I want to know if Mother Mary had twins? If so was it a girl or boy? Not that it really matters about the sex. I found out just yesterday who my daddy represents. You know that day I saw Him in the park standing next to my Brother. I wasn't sure what to call my Father? My own Father and I never thought to ask? I knew someday they would tell me when I'm ready for the answer. Talk about a moment. I was coming down the hill walking by some church with my head phones on and I was thinking about my Grandmother Catherine being Irish and the Fairy dream I had? It was a happy thought.

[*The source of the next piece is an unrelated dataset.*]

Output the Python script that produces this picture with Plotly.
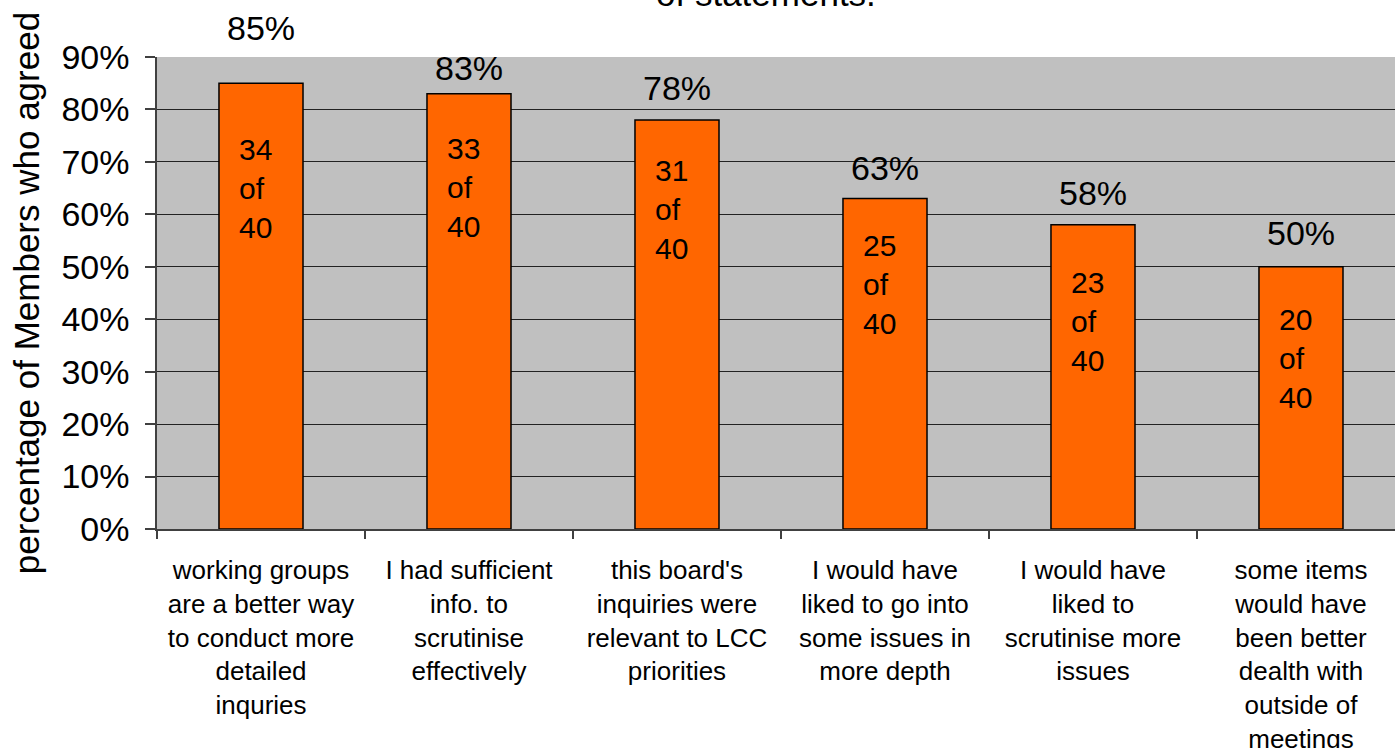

Then Boom! The answer hit me. My Father is JC. I started wailing. My Father represents JC and it was all about the burdens he carried and just why he drank? That was a big demon who suppressed Him. It explained so much. I stood with my right hand in the air and my left hand open down to the ground my head tilted up to the sky wailing for like five minutes. Thank God no one could hear me over the traffic. Then I moved on with the rest of my day of things just falling into place.

I realized last night sometime that when I walked away I tested my fate. I didn't know I was going to be into the fate stage of this journey. I had just found Destiny after all. I realized I tested Fate and I admit I wasn't sure that was such a smart idea myself. I mean when I walked away I saw myself hanging from a cross with my wrist tied on with leather straps. My head was bowed on that cross. I knew this wouldn't be easy this next phase, but I realized Fate gave me the answers after all. I was very happy to dance for my family last night for forty five minutes on my tipsy toes.

Yeah that's right. I got moves I didn't know I had. I didn't think I would ever see me doing the moves I was doing all thanks to the good part of technology. This IPOD Michael found in the car. Music to my ears and I didn't pick the music. I don't even know how to download the music on here. It came pre-loaded. I wondered how to play music for a long time with out it stopping. The damn thing always turn on on it's own and I have no idea how it was even selected. I was standing in a Catholic parking lot smoking a song came on and I started moving again. This time the music kept going from song to song and I danced all the way down that side walk on my tipsy toes hopping on the lines on all the square's. Kind of a Michael Jackson, Michelle Pfeiffer in Grease when she was dressed in all black. Then I'm doing some kind of fifties hip hop. I got to the corner and I realized I had a half hour before Judy starts squawking to move the car from the street to the parking lot.

I had no idea where these songs were coming from. I mean I haven't heard music in years. So a lot of these songs were new to me. I haven't been to a concert. Well Kinda. Not one I can dance at. I saw Reba and Brooks and Dunn. That is the only one I've been too. No one was around so I just went with the music and emotions and I let them guide me. I'm still wobbly on my dancing legs, especially on my tipsy toes. At one point I learned in what my hands were doing and what I was seeing in my mind I realized that with the music and the movies that I don't dance for you. I dance for Him. I dance for my family. They speak to me in so many ways throughout the day. After the day I had and the news I had for a moment I had mixed blessings. Not after seeing what I saw in my mind and just the symbolism of what I was doing. By me dancing for Him, and that family upstairs. Oh Hell Yes I will look like a crazy woman dancing on the side walk with music in my ears and Love in my heart. I will die for Him hands down. You don't have to ask me twice. I know who I am today. I'm sorry it took me so long to find the answers. I'm going to step away and smoke and eat. I have my second interview. I will do my best to get back to you today and give you the answer to just what this really is all about. I'm going to dance on somebodies grave after all. I can't wait.